The use of cloud-based services brings high flexibility and advanced functionality that cannot easily achieved on a single workstation. Despite these benefits, organisations need to perform a risk assessment  and implement associated mitigations before using cloud services. Risks vary depending on factors such as the sensitivity and criticality of data to be stored or processed, how the cloud service is implemented and managed, how the organisation intends to use the cloud service, and challenges associated with the organisation performing timely incident detection and response. Organisations need to compare these risks against an objective risk assessment of using in-house computer systems as s the physical resources hosting users’ data and computation are no longer under direct control of the user. When using cloud services, a high degree of trust in the cloud service provider is required, which has to be developed first.

In order to develop such trust, certification of cloud services can help organisations to better evaluate the security implications of relying on those services. There are several information security standards in the context of cloud computing. Examples include the ISO/IEC 27001 and ISO/ IEC 27017 standards, the rules of the CSA Cloud Controls Matrix and the BSI products like the IT-Grundschutz Catalogues and security profiles for software as a service (SaaS). The BSI certification in particular is a requirement for usage of cloud resources by German federal organisations and was raised by BfR as part of the activities of WP6.

Most of these certifications require that the cloud provider has a information security management system (ISMS) in place. The ISO/IEC 27001 information security standard specifies such a management system which should bring information security under management control and gives specific requirements. ISO/IEC 27001 has become the most popular information security standard worldwide and many organisations have certified against it.  To become certified, it must first implement the standard and then go through the certification audit performed by a certification body. The certification audit is performed by first reviewing all the documentation regarding the ISMS and then by performing an on-site audit that checks whether the activities of the organisation are actually compliant with the standard and the described ISMS. After the certification is issued, auditors will perform surveillance visits to ensure the ISMS is still applied at the organisation.

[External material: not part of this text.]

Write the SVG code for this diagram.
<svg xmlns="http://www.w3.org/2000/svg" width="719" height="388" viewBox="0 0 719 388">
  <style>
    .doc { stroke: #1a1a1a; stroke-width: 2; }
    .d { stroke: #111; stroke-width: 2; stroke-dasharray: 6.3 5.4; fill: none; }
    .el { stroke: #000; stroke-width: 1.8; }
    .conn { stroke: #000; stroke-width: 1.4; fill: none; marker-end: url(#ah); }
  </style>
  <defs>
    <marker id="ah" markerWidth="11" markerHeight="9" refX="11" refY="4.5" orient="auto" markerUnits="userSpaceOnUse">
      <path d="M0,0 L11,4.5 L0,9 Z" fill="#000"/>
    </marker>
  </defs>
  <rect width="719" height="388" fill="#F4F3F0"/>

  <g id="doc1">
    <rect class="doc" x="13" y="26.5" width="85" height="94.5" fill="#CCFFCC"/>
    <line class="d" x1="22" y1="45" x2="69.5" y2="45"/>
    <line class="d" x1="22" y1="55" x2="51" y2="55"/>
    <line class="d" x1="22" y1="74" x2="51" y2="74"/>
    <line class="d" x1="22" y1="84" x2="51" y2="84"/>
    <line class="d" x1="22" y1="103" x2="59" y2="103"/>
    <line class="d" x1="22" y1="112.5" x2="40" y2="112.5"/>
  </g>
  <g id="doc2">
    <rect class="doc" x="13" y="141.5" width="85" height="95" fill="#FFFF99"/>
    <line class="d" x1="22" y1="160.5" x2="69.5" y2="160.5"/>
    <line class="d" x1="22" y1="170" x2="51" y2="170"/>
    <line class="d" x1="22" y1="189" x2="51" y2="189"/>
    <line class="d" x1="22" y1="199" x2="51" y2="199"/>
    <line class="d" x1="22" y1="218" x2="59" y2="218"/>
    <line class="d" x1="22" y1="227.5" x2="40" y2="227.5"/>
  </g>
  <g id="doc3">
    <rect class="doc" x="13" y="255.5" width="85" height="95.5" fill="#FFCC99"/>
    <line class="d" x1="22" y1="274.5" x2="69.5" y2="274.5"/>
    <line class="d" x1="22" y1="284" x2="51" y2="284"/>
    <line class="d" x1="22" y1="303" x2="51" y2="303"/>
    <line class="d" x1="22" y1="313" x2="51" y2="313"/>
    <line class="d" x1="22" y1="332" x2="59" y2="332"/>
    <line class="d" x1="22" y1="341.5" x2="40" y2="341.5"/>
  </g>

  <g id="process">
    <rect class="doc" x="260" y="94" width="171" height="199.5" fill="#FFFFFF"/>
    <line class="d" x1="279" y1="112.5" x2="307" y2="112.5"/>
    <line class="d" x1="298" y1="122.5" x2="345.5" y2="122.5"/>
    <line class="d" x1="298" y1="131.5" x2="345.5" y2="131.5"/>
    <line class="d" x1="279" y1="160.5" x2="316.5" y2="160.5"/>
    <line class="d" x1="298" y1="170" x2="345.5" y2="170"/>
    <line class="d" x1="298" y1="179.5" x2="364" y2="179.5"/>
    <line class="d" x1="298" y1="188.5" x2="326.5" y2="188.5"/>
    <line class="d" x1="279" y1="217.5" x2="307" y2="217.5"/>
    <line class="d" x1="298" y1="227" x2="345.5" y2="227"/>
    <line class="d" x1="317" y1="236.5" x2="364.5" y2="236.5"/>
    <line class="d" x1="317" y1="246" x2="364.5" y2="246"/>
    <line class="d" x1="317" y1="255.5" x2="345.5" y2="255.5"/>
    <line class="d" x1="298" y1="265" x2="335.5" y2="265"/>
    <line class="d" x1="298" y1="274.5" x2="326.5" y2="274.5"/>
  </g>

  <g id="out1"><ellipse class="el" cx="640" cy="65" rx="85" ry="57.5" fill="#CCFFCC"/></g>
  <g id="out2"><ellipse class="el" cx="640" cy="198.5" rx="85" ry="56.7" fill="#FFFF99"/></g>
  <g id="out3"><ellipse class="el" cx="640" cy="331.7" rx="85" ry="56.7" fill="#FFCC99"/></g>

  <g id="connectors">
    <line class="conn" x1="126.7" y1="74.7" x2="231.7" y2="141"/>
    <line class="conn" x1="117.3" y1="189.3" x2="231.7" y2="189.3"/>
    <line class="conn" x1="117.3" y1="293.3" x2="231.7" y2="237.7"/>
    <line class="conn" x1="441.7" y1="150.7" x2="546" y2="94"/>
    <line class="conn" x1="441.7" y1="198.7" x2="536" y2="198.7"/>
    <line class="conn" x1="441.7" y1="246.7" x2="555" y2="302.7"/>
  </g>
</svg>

Achieving this kind of certifications requires significant effort from the organisation and require upper management implication. Most commercial cloud providers have an extensive list of compliance certifications (e.g.Amazon AWS, Open Telekom Cloud or Google Cloud Platform) with even specific data centres located in Europe for further compliance with European-level regulation. However, for research cloud providers the availability of certifications is scarce. We surveyed on EGI network of research cloud providers in Europe and only 2 of them are currently certified against ISO/IEC 27001 and one of them is in the process of obtaining it. Currently, EGI federates a commercial cloud provider in the UK which is certified against ISO/IEC 27001.

Over the last years, EGI has pushed for the adoption of FitSM, a lightweight standard for IT service management. It brings order and traceability with simple, practical support and provides a common conceptual and process model setting out realistic requirements. While this standard does not cover the specifics of an Information Security Management System, it already raises the quality in management the services of the providers and prepares them to achieve further certifications. Triggered by the request from AGINFRA+ of certified resources and other potential use cases, EGI is re-designing its cloud federation to facilitate the integration of new providers, specially commercial ones, into the EOSC landscape that will result in a a broader set of certified services for users. This lighter federation will be marketplace-oriented and focus on federated identity that will allow users to easily access providers with their own credentials.
EGI is ready provide consultancy, training and audit for ISO 27001 and related certifications and closely following EU initiatives.